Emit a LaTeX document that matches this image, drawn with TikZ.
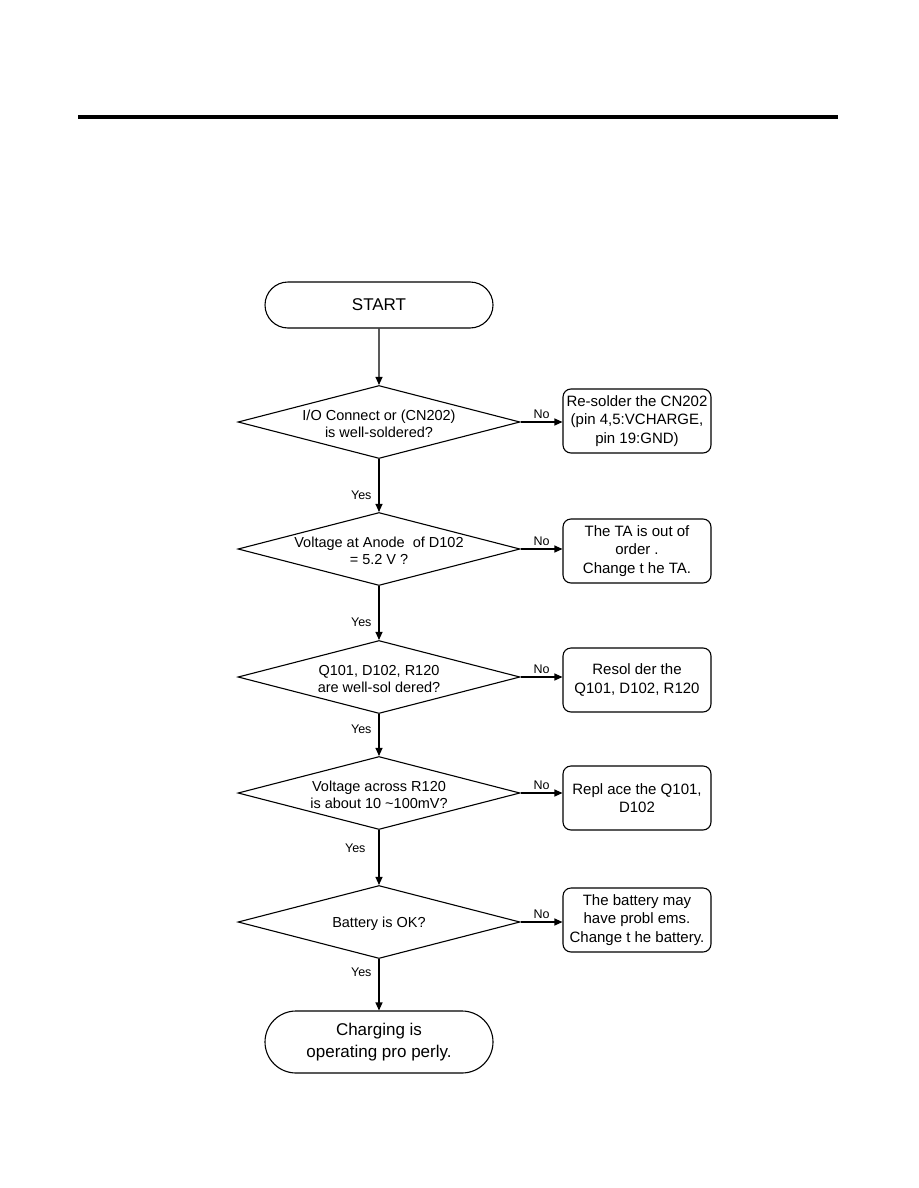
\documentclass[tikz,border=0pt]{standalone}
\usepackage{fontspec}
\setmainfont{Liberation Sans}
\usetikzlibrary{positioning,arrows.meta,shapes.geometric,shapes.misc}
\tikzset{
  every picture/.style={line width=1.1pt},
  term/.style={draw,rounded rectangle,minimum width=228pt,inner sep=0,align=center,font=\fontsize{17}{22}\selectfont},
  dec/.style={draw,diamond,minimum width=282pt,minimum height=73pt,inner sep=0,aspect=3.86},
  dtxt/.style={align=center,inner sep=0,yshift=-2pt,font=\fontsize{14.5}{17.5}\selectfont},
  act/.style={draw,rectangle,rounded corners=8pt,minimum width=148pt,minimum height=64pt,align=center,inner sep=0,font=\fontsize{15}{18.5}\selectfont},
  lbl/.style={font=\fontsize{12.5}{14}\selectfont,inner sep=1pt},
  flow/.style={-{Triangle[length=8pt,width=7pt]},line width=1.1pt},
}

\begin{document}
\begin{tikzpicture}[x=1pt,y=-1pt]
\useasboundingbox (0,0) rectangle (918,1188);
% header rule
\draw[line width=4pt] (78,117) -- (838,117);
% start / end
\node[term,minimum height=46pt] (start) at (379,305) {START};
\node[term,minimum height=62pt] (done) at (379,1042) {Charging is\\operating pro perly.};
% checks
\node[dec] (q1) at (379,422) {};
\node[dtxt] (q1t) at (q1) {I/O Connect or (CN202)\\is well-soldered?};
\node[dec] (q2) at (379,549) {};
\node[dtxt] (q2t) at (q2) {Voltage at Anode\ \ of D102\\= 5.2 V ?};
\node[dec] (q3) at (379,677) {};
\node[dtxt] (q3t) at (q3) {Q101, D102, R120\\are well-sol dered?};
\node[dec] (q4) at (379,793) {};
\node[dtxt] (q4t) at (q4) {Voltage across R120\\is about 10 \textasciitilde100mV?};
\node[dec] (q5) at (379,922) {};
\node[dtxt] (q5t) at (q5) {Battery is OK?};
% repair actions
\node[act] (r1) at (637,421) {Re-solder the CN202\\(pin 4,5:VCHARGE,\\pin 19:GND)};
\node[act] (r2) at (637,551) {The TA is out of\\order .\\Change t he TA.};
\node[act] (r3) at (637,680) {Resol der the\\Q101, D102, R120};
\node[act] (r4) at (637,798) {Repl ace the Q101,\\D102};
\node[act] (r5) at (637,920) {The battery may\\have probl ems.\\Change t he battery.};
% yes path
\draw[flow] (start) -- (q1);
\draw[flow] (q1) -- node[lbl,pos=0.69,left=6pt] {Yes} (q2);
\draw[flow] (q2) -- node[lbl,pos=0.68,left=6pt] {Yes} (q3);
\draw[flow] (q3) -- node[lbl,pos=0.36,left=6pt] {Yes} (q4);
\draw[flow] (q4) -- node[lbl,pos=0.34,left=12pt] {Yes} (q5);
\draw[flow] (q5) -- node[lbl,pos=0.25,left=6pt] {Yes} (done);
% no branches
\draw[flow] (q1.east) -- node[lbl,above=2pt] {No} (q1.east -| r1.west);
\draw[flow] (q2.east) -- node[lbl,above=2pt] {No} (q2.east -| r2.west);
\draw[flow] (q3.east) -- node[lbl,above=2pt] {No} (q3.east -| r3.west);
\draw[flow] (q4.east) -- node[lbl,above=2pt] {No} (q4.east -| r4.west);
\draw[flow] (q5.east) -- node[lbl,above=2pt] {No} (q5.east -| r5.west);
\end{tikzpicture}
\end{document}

= Task =
Each line above is to be copied verbatim. Drop any image from the copy.

= Result for this exercise =
Emit a LaTeX document that matches this image, drawn with TikZ.
\documentclass[tikz,border=0pt]{standalone}
\usepackage{fontspec}
\setmainfont{Liberation Sans}
\usetikzlibrary{positioning,arrows.meta,shapes.geometric,shapes.misc}
\tikzset{
  every picture/.style={line width=1.1pt},
  term/.style={draw,rounded rectangle,minimum width=228pt,inner sep=0,align=center,font=\fontsize{17}{22}\selectfont},
  dec/.style={draw,diamond,minimum width=282pt,minimum height=73pt,inner sep=0,aspect=3.86},
  dtxt/.style={align=center,inner sep=0,yshift=-2pt,font=\fontsize{14.5}{17.5}\selectfont},
  act/.style={draw,rectangle,rounded corners=8pt,minimum width=148pt,minimum height=64pt,align=center,inner sep=0,font=\fontsize{15}{18.5}\selectfont},
  lbl/.style={font=\fontsize{12.5}{14}\selectfont,inner sep=1pt},
  flow/.style={-{Triangle[length=8pt,width=7pt]},line width=1.1pt},
}

\begin{document}
\begin{tikzpicture}[x=1pt,y=-1pt]
\useasboundingbox (0,0) rectangle (918,1188);
% header rule
\draw[line width=4pt] (78,117) -- (838,117);
% start / end
\node[term,minimum height=46pt] (start) at (379,305) {START};
\node[term,minimum height=62pt] (done) at (379,1042) {Charging is\\operating pro perly.};
% checks
\node[dec] (q1) at (379,422) {};
\node[dtxt] (q1t) at (q1) {I/O Connect or (CN202)\\is well-soldered?};
\node[dec] (q2) at (379,549) {};
\node[dtxt] (q2t) at (q2) {Voltage at Anode\ \ of D102\\= 5.2 V ?};
\node[dec] (q3) at (379,677) {};
\node[dtxt] (q3t) at (q3) {Q101, D102, R120\\are well-sol dered?};
\node[dec] (q4) at (379,793) {};
\node[dtxt] (q4t) at (q4) {Voltage across R120\\is about 10 \textasciitilde100mV?};
\node[dec] (q5) at (379,922) {};
\node[dtxt] (q5t) at (q5) {Battery is OK?};
% repair actions
\node[act] (r1) at (637,421) {Re-solder the CN202\\(pin 4,5:VCHARGE,\\pin 19:GND)};
\node[act] (r2) at (637,551) {The TA is out of\\order .\\Change t he TA.};
\node[act] (r3) at (637,680) {Resol der the\\Q101, D102, R120};
\node[act] (r4) at (637,798) {Repl ace the Q101,\\D102};
\node[act] (r5) at (637,920) {The battery may\\have probl ems.\\Change t he battery.};
% yes path
\draw[flow] (start) -- (q1);
\draw[flow] (q1) -- node[lbl,pos=0.69,left=6pt] {Yes} (q2);
\draw[flow] (q2) -- node[lbl,pos=0.68,left=6pt] {Yes} (q3);
\draw[flow] (q3) -- node[lbl,pos=0.36,left=6pt] {Yes} (q4);
\draw[flow] (q4) -- node[lbl,pos=0.34,left=12pt] {Yes} (q5);
\draw[flow] (q5) -- node[lbl,pos=0.25,left=6pt] {Yes} (done);
% no branches
\draw[flow] (q1.east) -- node[lbl,above=2pt] {No} (q1.east -| r1.west);
\draw[flow] (q2.east) -- node[lbl,above=2pt] {No} (q2.east -| r2.west);
\draw[flow] (q3.east) -- node[lbl,above=2pt] {No} (q3.east -| r3.west);
\draw[flow] (q4.east) -- node[lbl,above=2pt] {No} (q4.east -| r4.west);
\draw[flow] (q5.east) -- node[lbl,above=2pt] {No} (q5.east -| r5.west);
\end{tikzpicture}
\end{document}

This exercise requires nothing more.